Yesterday was a big day for me. For the first time in my adult life I have an office space in my home all to myself. I'm hitting a milestone birthday in several weeks (40) and I thought it was about time I gave myself a little gift. A talented friend helped me turn our former guestroom into a beautiful, creative, soothing space for $100. She's clever at the discount stores - Ross anyone?
My office has walls the color of unripe green pears, white floaty silk curtains that cascade around my window desk, two armchairs, their past's hidden under slipcovers and decorative pillows. My books are displayed, my children's artwork is tacked on a bulletin board, along with the plot for my second novel. There is a vase of fake bright pink peonies that look remarkably real, and my Muse, a tiny ceramic sparrow given to me by my poet friend, Ann, sitting atop my Oxford American Dictionary on the left hand side of my Cherry desk. It is perfect.
Before yesterday, I had a corner of my bedroom allocated for my desk. That corner has served me well. I've run a successful coaching business (www.myauthenticpath.com) and written a 100,000 word novel from that tight corner. But, at the end of the day, when I poured my exhausted self into bed, my work was still there, lurking in the corner, calling at me, stressing me with its presence. They say the bedroom should be a sanctuary. Not quite.
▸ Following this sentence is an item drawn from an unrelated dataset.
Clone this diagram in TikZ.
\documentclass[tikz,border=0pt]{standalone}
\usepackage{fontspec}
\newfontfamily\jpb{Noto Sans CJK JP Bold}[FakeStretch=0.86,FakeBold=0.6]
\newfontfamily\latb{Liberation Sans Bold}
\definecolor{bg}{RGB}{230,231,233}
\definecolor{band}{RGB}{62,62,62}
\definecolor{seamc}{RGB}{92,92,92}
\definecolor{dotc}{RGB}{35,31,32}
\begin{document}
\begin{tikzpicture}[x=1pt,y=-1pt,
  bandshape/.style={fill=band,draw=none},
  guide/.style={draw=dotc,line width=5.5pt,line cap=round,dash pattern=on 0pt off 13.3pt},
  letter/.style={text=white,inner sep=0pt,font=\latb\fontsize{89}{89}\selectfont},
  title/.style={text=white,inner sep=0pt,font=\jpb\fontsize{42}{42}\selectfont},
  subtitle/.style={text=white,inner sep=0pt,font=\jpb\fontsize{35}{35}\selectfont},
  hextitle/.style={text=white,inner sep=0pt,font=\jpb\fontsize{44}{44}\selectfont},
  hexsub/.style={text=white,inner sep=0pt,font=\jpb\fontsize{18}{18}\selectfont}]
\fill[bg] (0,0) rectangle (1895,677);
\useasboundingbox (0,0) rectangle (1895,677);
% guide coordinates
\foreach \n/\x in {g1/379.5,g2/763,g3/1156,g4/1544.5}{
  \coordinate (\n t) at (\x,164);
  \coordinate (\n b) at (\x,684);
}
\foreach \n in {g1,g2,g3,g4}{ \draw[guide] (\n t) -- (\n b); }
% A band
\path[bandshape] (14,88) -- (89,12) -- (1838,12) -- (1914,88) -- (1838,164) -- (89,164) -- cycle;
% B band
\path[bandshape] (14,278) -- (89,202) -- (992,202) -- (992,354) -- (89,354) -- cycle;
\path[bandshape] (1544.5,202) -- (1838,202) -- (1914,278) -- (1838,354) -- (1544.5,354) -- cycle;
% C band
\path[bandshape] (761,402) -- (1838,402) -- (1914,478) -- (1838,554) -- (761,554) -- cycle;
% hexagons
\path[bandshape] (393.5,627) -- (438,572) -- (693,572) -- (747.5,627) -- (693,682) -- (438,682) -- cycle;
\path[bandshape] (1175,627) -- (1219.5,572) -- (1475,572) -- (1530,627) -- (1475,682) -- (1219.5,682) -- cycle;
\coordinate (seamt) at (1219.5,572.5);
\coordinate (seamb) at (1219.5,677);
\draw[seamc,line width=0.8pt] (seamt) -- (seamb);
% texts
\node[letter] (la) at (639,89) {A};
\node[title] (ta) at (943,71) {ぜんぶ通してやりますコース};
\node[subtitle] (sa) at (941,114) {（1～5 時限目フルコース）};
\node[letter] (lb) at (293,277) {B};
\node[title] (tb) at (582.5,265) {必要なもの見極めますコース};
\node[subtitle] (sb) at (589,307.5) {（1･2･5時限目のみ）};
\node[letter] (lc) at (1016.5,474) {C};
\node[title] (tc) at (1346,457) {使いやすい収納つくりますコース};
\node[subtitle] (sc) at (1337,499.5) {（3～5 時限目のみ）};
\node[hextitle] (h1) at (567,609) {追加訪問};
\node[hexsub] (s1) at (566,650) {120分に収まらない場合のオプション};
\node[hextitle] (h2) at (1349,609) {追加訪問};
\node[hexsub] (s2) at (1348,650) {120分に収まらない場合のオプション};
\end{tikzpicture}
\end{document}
But, the real question is why did it take me so long? I can tell you. I thought it was more important that we have a guest room for our parents that come several times a year, than it was for me to have my own space. I thought it was more important that my daughter's have a playroom and a bedroom to share between them. I'm not saying these things shouldn't be our family's priorities, but for better or worse, I've decided to make myself a priority, on the eve of my 40th birthday. I hope it doesn't make me a bad daughter, or mother. I hope it doesn't mean I'm selfish. Because guess what? I really don't care. Maybe that's what happens when you turn 40.